(Entries with chart source code)
◆ ◆ ◆

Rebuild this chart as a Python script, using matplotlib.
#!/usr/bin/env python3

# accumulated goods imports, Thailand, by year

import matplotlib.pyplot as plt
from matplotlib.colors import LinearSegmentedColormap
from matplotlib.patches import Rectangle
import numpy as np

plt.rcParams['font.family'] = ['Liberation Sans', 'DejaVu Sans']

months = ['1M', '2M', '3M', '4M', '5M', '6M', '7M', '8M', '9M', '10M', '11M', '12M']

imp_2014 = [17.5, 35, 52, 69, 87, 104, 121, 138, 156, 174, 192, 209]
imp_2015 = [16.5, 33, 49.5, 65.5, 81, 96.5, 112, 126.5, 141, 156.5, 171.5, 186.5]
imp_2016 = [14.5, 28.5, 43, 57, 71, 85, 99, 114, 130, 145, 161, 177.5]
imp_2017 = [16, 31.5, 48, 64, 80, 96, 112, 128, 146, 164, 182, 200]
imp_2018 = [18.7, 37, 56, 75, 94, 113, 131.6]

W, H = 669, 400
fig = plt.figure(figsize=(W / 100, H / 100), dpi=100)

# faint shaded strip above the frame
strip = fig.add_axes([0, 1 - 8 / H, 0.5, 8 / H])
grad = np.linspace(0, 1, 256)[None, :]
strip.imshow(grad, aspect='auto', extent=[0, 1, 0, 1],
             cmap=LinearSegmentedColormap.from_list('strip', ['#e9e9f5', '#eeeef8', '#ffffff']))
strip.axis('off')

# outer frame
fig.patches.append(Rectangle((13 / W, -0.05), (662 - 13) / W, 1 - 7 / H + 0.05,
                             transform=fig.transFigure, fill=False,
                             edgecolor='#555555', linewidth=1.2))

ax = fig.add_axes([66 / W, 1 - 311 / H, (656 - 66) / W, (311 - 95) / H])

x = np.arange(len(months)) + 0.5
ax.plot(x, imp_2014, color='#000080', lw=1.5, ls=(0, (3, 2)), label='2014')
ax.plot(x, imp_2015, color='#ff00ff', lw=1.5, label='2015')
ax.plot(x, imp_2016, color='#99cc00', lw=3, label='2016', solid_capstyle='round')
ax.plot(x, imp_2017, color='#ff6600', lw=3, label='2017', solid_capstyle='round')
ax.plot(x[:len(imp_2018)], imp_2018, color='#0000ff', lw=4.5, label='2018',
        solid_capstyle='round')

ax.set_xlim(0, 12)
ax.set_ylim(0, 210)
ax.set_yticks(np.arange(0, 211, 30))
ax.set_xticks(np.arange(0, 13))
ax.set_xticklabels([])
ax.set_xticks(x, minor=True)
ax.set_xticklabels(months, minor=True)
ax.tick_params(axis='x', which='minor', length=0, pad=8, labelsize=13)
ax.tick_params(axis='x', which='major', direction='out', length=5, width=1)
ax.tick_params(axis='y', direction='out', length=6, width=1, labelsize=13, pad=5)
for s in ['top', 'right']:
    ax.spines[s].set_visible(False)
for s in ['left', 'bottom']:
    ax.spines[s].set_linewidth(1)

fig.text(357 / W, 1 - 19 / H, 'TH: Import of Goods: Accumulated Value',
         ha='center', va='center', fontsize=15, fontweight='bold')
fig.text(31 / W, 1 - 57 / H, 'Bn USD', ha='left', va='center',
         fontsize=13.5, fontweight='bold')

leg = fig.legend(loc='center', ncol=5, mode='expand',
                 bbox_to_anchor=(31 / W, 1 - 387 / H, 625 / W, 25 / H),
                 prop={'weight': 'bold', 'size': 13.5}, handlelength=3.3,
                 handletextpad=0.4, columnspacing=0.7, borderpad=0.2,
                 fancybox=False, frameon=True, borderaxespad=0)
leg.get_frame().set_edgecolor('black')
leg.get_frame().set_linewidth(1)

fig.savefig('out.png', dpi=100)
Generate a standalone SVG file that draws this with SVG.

◆ ◆ ◆

• Goal
What is needed is an exact copy of the lines from the start of the listing through the line where "strip.axis('off')" sits, please, both end lines included and nothing more.

• Answer to the exercise
Rebuild this chart as a Python script, using matplotlib.
#!/usr/bin/env python3

# accumulated goods imports, Thailand, by year

import matplotlib.pyplot as plt
from matplotlib.colors import LinearSegmentedColormap
from matplotlib.patches import Rectangle
import numpy as np

plt.rcParams['font.family'] = ['Liberation Sans', 'DejaVu Sans']

months = ['1M', '2M', '3M', '4M', '5M', '6M', '7M', '8M', '9M', '10M', '11M', '12M']

imp_2014 = [17.5, 35, 52, 69, 87, 104, 121, 138, 156, 174, 192, 209]
imp_2015 = [16.5, 33, 49.5, 65.5, 81, 96.5, 112, 126.5, 141, 156.5, 171.5, 186.5]
imp_2016 = [14.5, 28.5, 43, 57, 71, 85, 99, 114, 130, 145, 161, 177.5]
imp_2017 = [16, 31.5, 48, 64, 80, 96, 112, 128, 146, 164, 182, 200]
imp_2018 = [18.7, 37, 56, 75, 94, 113, 131.6]

W, H = 669, 400
fig = plt.figure(figsize=(W / 100, H / 100), dpi=100)

# faint shaded strip above the frame
strip = fig.add_axes([0, 1 - 8 / H, 0.5, 8 / H])
grad = np.linspace(0, 1, 256)[None, :]
strip.imshow(grad, aspect='auto', extent=[0, 1, 0, 1],
             cmap=LinearSegmentedColormap.from_list('strip', ['#e9e9f5', '#eeeef8', '#ffffff']))
strip.axis('off')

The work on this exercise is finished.